Coal to the many factors causing degradation of public discourse, demonstrated in the allegation that a Harding man threatened the life of a district judge — during a hearing on a relatively minor harassment charge, no less. Found guilty of the charge, the 71-year-old reportedly said “I’m just going to have to get my 44 magnum.” America has always had a violent streak, arguably born of the rugged frontier many ancestors carved into, or the brutal conditions endured under the heels of industry barons in coal, steel and rail. But at times we seem to be reaching new levels of incivility, quick to embrace not only the threat of lethal violence but to act on those threats. A lot of things have brought us here, but it hasn’t helped having a president who, even if you approve of his policies, has a penchant for publicly embracing violence in his words that simply is uncalled for. We all need to count to 10.

Diamonds to Edwardsville native George Toma, who has had a hand in field preparation for every Super Bowl since the debut of the football championship, including this one.
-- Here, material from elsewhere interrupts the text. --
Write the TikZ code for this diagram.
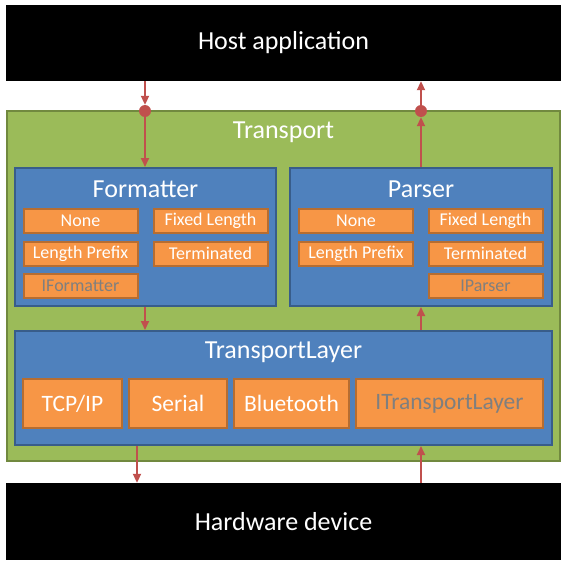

At age 89, Toma remains an inspiration for others, and he routinely offers a surprisingly simple-sounding formula for success. “We gotta do the job and then some,” he said. “It’s what separates the average and the mediocre from the great.” It’s a textbook, old-school lesson from “coal country,” and it is true and timeless.

Coal to Luzerne County Court Administrator Michael Shucosky for an inane comment in response to criticism of 3 percent, across-the-board raises for that department. “We are an island,” Shucosky said of the courts and their budgets. The judicial system is and should be a largely independent arm of the government; that’s how the founding fathers framed it. But it is funded from the same stream of money as any other branch. It may be an island, but it is surrounded by and supported with tax dollars, and that means it is not and can never be truly “an island unto itself.” Mr. Shucosky would do well to remember that words can matter, especially when your salary comes from the public trough.